BC Hydro announced last week that it has completed the second phase of its electric vehicle fast charging network, allowing drivers to travel across B.C. from the Alberta border to Tofino — and the next phase will connect drivers north.
The second phase includes 28 new stations, in addition to the 30 that were completed in 2016. There are 13 new stations in the Lower Mainland and two new stations at the Britton Creek rest area on the Coquihalla Highway, allowing drivers to quickly charge up before heading to the Southern Interior, or to the Kootenays. The stations also connect drivers from Horseshoe Bay to the west coast of Vancouver Island.
BC Hydro is planning its next phase, which will connect drivers to the north from Kamloops to Prince George — and eventually to Prince Rupert.
BC Hydro northern community relations coordinator Dave Mosure said it will be a few years before the fourth phase along Highway 16 is built.
When they are built, Mosure said they are generally 65 km apart. He added that each one costs about $110,000 to build.
“Today many stations charge [about] $7/100 km charge. BC Utilities Commission Inquiry expected to provide direction on charging rates. Drivers of EVs will typically save 75 per cent on fuel costs over a traditional internal combustion powered vehicle,” Mosure replied in an email when asked how much electric vehicle drivers would pay to charge up.
BC Hydro’s fast charging network can charge an electric vehicle’s battery to 80 per cent in 30 minutes or less, about 35 km for every 10 minutes of charging. The network is designed to provide drivers with charging options when they need them, helping reduce the ‘range anxiety’ many drivers feel about long road trips.

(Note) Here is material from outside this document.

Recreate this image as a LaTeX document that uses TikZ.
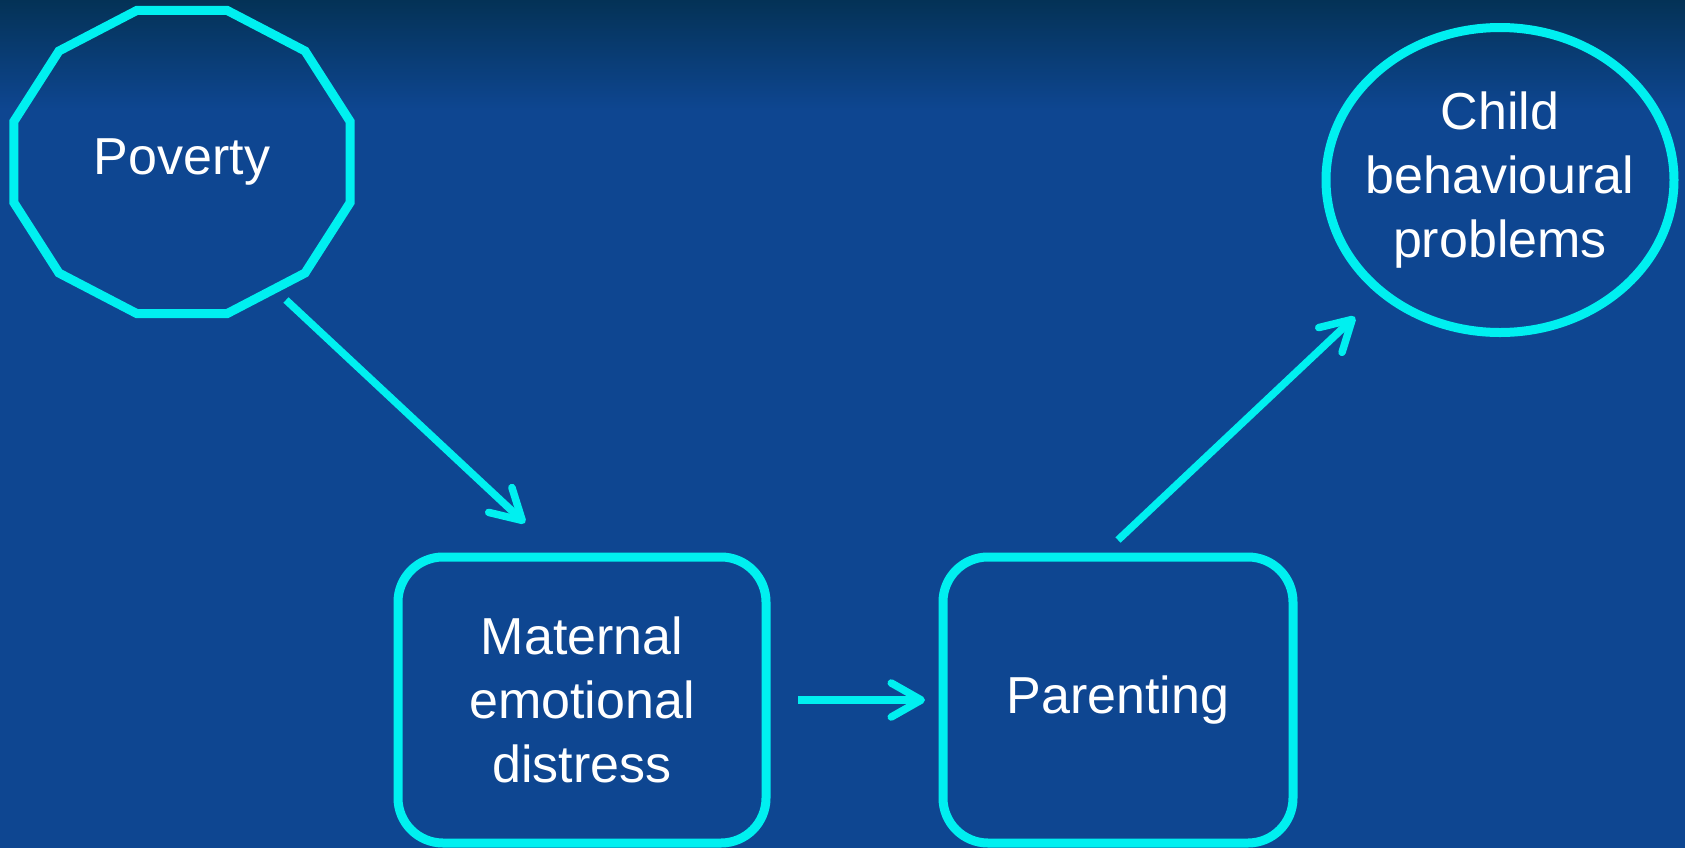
\documentclass[tikz,border=0pt]{standalone}
\usepackage{fontspec}
\setmainfont{Liberation Sans}
\usetikzlibrary{arrows.meta,shapes.geometric}

\definecolor{bgblue}{RGB}{14,70,145}
\definecolor{topblue}{RGB}{4,50,86}
\definecolor{linecyan}{RGB}{0,240,240}

\begin{document}
\begin{tikzpicture}[
    factor/.style={draw=linecyan, line width=0.09cm, outer sep=0pt, text=white, align=center,
        font=\fontsize{14.8pt}{18.1pt}\selectfont},
    box/.style={factor, shape=rectangle, rounded corners=0.45cm, minimum height=2.86cm},
    conn/.style={draw=linecyan, line width=0.075cm, -{Straight Barb[length=0.3cm,width=0.34cm,round]}}
  ]
    \useasboundingbox (0,0) rectangle (16.85,-8.48);
    \fill[bgblue] (0,0) rectangle (16.85,-8.48);
    \shade[top color=topblue, bottom color=bgblue] (0,0) rectangle (16.85,-1.1);

    \node[factor, draw=none] (poverty) at (1.82,-1.62) {Poverty};
    \draw[draw=linecyan, line width=0.09cm, line join=miter] ([shift={(15:1.74 and 1.57)}]poverty.center)
        \foreach \a in {45,75,...,345} { -- ([shift={(\a:1.74 and 1.57)}]poverty.center) } -- cycle;

    \node[box, minimum width=3.68cm] (maternal) at (5.82,-7.00) {Maternal\\emotional\\distress};
    \node[box, minimum width=3.50cm] (parenting) at (11.18,-7.00) {Parenting};
    \node[factor, shape=ellipse, minimum width=3.48cm, minimum height=3.05cm] (child) at (15.00,-1.80) {};
    \node[factor, draw=none] (childtext) at (child.center) {Child\\behavioural\\problems};

    \draw[conn] ([shift={(1.04,-1.38)}]poverty.center) -- ([shift={(-0.57,0.34)}]maternal.north);
    \draw[conn, shorten <=0.32cm, shorten >=0.18cm] (maternal.east) -- (parenting.west);
    \draw[conn] ([shift={(0,0.17)}]parenting.north) -- ([shift={(-0.22,-0.29)}]child.south west);

\end{tikzpicture}
\end{document}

As the number of electric vehicles on B.C. roads grows, BC Hydro said charging sessions at existing stations have increased 63 per cent over the last year. Between May 2017 and May 2018 there were over 22,000 charges at these stations. This represents around 941,000 kilometers of driving and the equivalent of approximately 364,000 kilograms in carbon dioxide emissions savings. There are currently around 9,000 electric vehicles on the road in B.C. and that number is estimated to rise to 300,000 by 2030.
BC Hydro has been installing charging stations throughout the province since 2012 with support from the provincial and federal governments and in partnership with municipalities, regional districts and others, like Loblaws and Accelerate Kootenays.